The determination of whether a business’ electronic information systems comply with these new regulations is highly technical, and will likely require the assistance of information technology professionals.

Employee training

The regulations require that employers provide employees with training on the plan. In particular, the regulations require education and training of appropriate employees on the proper use of computer security systems and the importance of personal information security.

Third-party vendors

The regulations state that businesses must require third-party vendors to agree by contract to implement appropriate security measures to protect personal information. However, the recently revised regulations provide a window of time for businesses to amend third-party service provider agreements that are not compliant with the regulations. The regulations allowed for the use of non-compliant contracts until February 25, 2010, provided that such contracts were entered into prior to March 1, 2010 and were appropriately amended by March 1, 2010.

Notification of security breaches

Employers should also be mindful of the requirement to provide notice of a known or suspected breach of the security of personal information. Massachusetts law requires businesses that maintain or store personal information to provide notice immediately of such breach to all of the following:

  • the attorney general
  • the Director of the Massachusetts Office of Consumer Affairs and Business Regulation
  • the affected employee. 

The statute requires specific information be provided in such notices. The notice to the affected employee must include:

  • the consumer’s right to obtain a police report
  • how a consumer requests a security freeze and the necessary information to be provided when requesting the security freeze
  • any fees required to be paid to any of the consumer reporting agencies. 

The notice must be provided as soon as is practicable.

The notice to the attorney general and the director of consumer affairs and business regulation must include:

  • the nature of the breach
  • the number of residents of Massachusetts affected by the incident at the time of notification
  • any steps the person or agency has taken or plans to take relating to the incident.

The Attorney General’s Office may seek civil penalties for violations of the statute, which may include penalties of up to $5,000 per violation, as well as costs of investigation and enforcement (including reasonable attorneys’ fees).

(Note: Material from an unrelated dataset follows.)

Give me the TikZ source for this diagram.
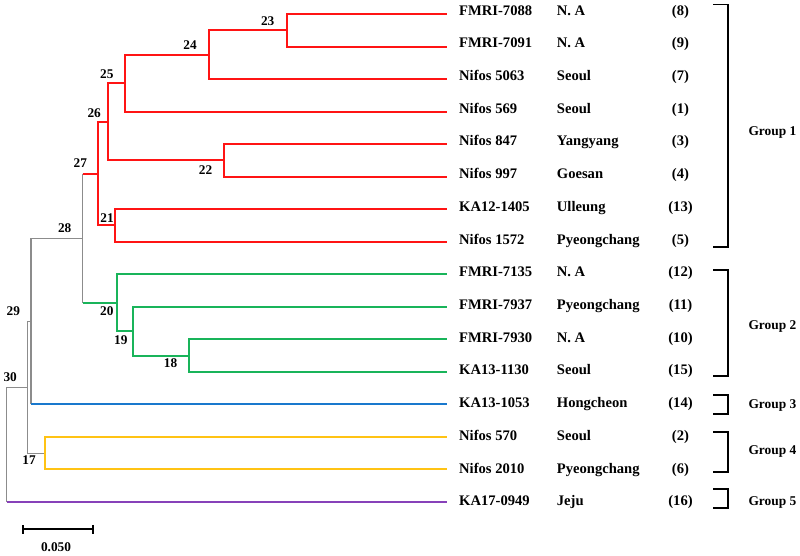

Common issues concerning privacy

Surveillance

The use of video cameras to monitor employees at work may interfere with employee privacy rights. Video monitoring brings both federal and Massachusetts law into play:

  • Video surveillance may violate an employee’s right against unreasonable interference with privacy under Massachusetts law. As a general rule, the employer interferes with an employee’s privacy rights when it uses video surveillance in spaces where an employee has a reasonable expectation of privacy (such as bathrooms, locker rooms, or other locations where employees generally expect to be private).
  • Video monitoring has the potential to violate federal and state wiretap statutes. Silent video surveillance does not implicate the Wiretap Act, however, videotaping that includes an audio signal constitutes “interception” of an oral communication. An employer may avoid liability by conducting surveillance without audio recording or, as with other interceptions, by obtaining written consent from employees.
  • Federal labor law may limit the use of video monitoring and other surveillance. The National Labor Relations Board (NLRB) held that a company committed an unfair labor practice when it failed to bargain with its employees’ union regarding the use of surveillance cameras. According to the Board, a labor union has a statutory right to bargain with employers over the activation of video cameras, the placement of cameras, and the discipline of employees who are observed engaging in misconduct.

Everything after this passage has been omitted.